Common Variations and Edge Cases

Tighter identity controls often increase friction at checkout and in customer support, so retailers need to balance fraud loss reduction against abandonment, call volume, and associate productivity. Current guidance suggests that the right tradeoff is not universal standardisation but risk-tiered verification, with stronger checks reserved for actions that change value or recovery state.

Edge cases matter. High-volume seasonal traffic can make aggressive step-up prompts feel like friction, so retailers often need adaptive policies that consider device reputation, transaction size, and historical behaviour. In store operations, shared terminals and roaming associates can make per-user authentication difficult, which is why current best practice is evolving toward session scoping, device binding, and just-enough access rather than blanket shared credentials. Loyalty-heavy businesses should pay special attention to point transfers and gift card balance moves, because those can be monetised faster than card-not-present fraud and are often less monitored.

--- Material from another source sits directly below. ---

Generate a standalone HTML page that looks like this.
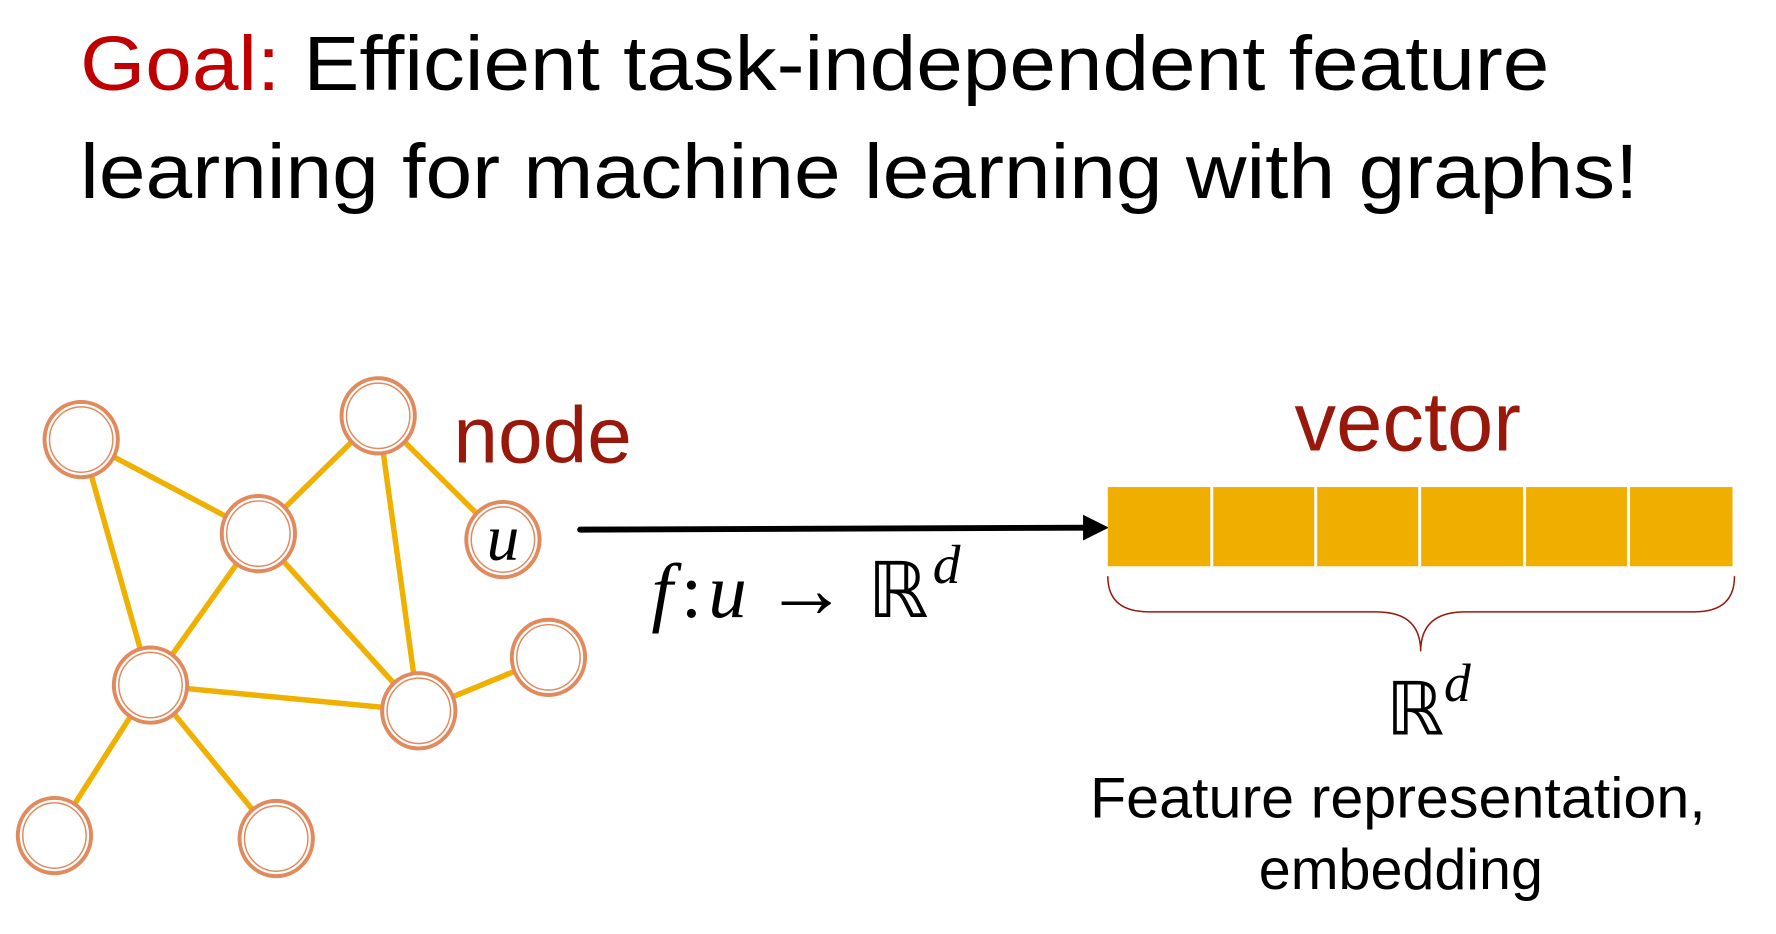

Retailers should also treat support desk bypasses as a high-risk exception path, not a convenience feature. The same applies to account recovery for VIP customers, where manual overrides can quietly become the easiest entry point. NHI Management Group’s Ultimate Guide to NHIs — Key Challenges and Risks is relevant here because it frames how trust expands dangerously when identity controls are reused across many workflows. Where retailers connect ecommerce, stores, and third-party fulfilment tightly, takeover controls often degrade at the system boundaries because identity signals are not carried consistently across platforms.